Madame Edmond Adam, de son nom de jeune fille Juliette Lamber, née en 1836, femme de lettres « salonnière », fondatrice de la Nouvelle Revue.

Ses nouvelles, esquisses et romans sont pleins de charmantes descriptions et traversés de souffle patriotique : Mon village ; Récits d’une paysanne ; Voyage autour du Grand Pin (paysages de Cannes) ; Dans les Alpes ; La Sainte Russie ; Impressions françaises en Russie. Mme Adam est une amante de la nature.

Elle est souvent appelée « la grande française », elle a, en effet, d’après ses mémoires récemment parus (Roman de mon enfance et de ma première jeunesse ; Mes premières armes ; Mes illusions ; Nos souffrances, etc., etc.), rendu de grands services à son parti et à son pays, en faisant aimer la République, — une République française libérale — et en faisant aimer la France aux étrangers. Son infatigable apostolat patriotique a joué, dans le triomphe qui couronne la grande guerre, un rôle admirable.
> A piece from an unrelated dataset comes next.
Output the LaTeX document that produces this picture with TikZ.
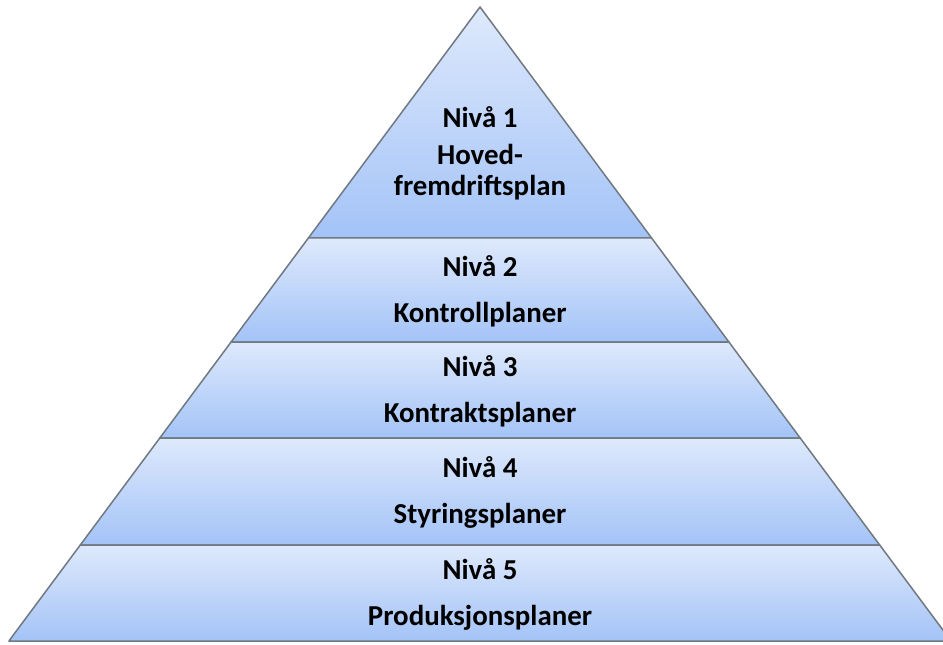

Ce qui caractérise l’ensemble de son œuvre, c’est la doctrine païenne et antichrétienne, qu’on a appelée assez improprement le néo-hellénisme. « L’hellénisme, dit Jules Lemaître, est, pour les hommes d’aujourd’hui, un rêve de vie naturelle et heureuse, dominée par l’amour et la recherche de la beauté surtout plastique, et débarrassée de tout soin ultra-terrestre. Ce rêve passe, à tort ou à raison, pour avoir été réalisé jadis par les Hellènes… » Mais peu importe, le néo-hellénisme est païen ; et Mme Adam, qui en est devenue l’apôtre, est païenne. « Je suis païenne, dit-elle elle-même[1] et c’est ce qui me distingue des autres femmes ». « Le paganisme de Mme Juliette Lamber, ajoute Jules Lemaître, est au fond une protestation passionnée contre ce qu’il y a, dans la croyance chrétienne, d’hostile au corps et à la vie terrestre, d’antinaturel et de surnaturel, et pour préciser encore, contre le dogme du péché originel et de ses conséquences… »

Ceci, on le sait, c’est Madame Adam d’hier. Hier, elle adorait Zeus ; aujourd’hui, elle adore Jésus. Hier, elle invoquait Pallas-Athéné ; aujourd’hui, elle invoque Jeanne d’Arc. En 1913, Madame Adam s’est convertie : elle a écrit Chrétienne, roman par lettres, livre sain et réconfortant pour les gens du monde.

  1. Dans Laide et dans Païenne, livre très hardi qui scandalisa le Gil Blas et le Voltaire.